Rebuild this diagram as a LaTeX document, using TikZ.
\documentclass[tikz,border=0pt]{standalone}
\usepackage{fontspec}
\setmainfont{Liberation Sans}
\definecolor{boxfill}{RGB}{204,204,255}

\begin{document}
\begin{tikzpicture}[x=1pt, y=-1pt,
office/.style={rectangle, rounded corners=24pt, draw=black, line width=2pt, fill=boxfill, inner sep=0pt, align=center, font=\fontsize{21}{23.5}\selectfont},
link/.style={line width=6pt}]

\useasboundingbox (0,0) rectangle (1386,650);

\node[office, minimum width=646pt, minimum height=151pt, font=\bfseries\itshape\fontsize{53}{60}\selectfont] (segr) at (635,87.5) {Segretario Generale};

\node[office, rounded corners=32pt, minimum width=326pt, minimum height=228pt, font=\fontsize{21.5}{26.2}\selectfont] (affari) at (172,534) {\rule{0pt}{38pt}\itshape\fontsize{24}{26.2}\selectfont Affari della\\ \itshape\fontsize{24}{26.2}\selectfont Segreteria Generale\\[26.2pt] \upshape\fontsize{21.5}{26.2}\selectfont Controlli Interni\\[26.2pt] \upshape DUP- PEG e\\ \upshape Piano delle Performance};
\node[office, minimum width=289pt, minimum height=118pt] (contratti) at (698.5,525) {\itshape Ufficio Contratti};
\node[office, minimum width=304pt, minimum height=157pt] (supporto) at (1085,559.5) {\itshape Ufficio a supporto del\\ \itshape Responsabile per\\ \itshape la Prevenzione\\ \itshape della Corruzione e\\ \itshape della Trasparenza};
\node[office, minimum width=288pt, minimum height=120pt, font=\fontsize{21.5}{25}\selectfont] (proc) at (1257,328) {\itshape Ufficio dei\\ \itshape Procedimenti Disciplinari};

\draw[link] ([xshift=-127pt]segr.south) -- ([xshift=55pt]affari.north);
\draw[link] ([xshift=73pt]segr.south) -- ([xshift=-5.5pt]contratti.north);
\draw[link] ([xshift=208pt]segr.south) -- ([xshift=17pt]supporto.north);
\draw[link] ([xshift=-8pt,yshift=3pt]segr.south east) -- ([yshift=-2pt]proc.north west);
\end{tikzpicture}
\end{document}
########################################
Repeat the lines above exactly.

The answer.
Rebuild this diagram as a LaTeX document, using TikZ.
\documentclass[tikz,border=0pt]{standalone}
\usepackage{fontspec}
\setmainfont{Liberation Sans}
\definecolor{boxfill}{RGB}{204,204,255}

\begin{document}
\begin{tikzpicture}[x=1pt, y=-1pt,
office/.style={rectangle, rounded corners=24pt, draw=black, line width=2pt, fill=boxfill, inner sep=0pt, align=center, font=\fontsize{21}{23.5}\selectfont},
link/.style={line width=6pt}]

\useasboundingbox (0,0) rectangle (1386,650);

\node[office, minimum width=646pt, minimum height=151pt, font=\bfseries\itshape\fontsize{53}{60}\selectfont] (segr) at (635,87.5) {Segretario Generale};

\node[office, rounded corners=32pt, minimum width=326pt, minimum height=228pt, font=\fontsize{21.5}{26.2}\selectfont] (affari) at (172,534) {\rule{0pt}{38pt}\itshape\fontsize{24}{26.2}\selectfont Affari della\\ \itshape\fontsize{24}{26.2}\selectfont Segreteria Generale\\[26.2pt] \upshape\fontsize{21.5}{26.2}\selectfont Controlli Interni\\[26.2pt] \upshape DUP- PEG e\\ \upshape Piano delle Performance};
\node[office, minimum width=289pt, minimum height=118pt] (contratti) at (698.5,525) {\itshape Ufficio Contratti};
\node[office, minimum width=304pt, minimum height=157pt] (supporto) at (1085,559.5) {\itshape Ufficio a supporto del\\ \itshape Responsabile per\\ \itshape la Prevenzione\\ \itshape della Corruzione e\\ \itshape della Trasparenza};
\node[office, minimum width=288pt, minimum height=120pt, font=\fontsize{21.5}{25}\selectfont] (proc) at (1257,328) {\itshape Ufficio dei\\ \itshape Procedimenti Disciplinari};

\draw[link] ([xshift=-127pt]segr.south) -- ([xshift=55pt]affari.north);
\draw[link] ([xshift=73pt]segr.south) -- ([xshift=-5.5pt]contratti.north);
\draw[link] ([xshift=208pt]segr.south) -- ([xshift=17pt]supporto.north);
\draw[link] ([xshift=-8pt,yshift=3pt]segr.south east) -- ([yshift=-2pt]proc.north west);
\end{tikzpicture}
\end{document}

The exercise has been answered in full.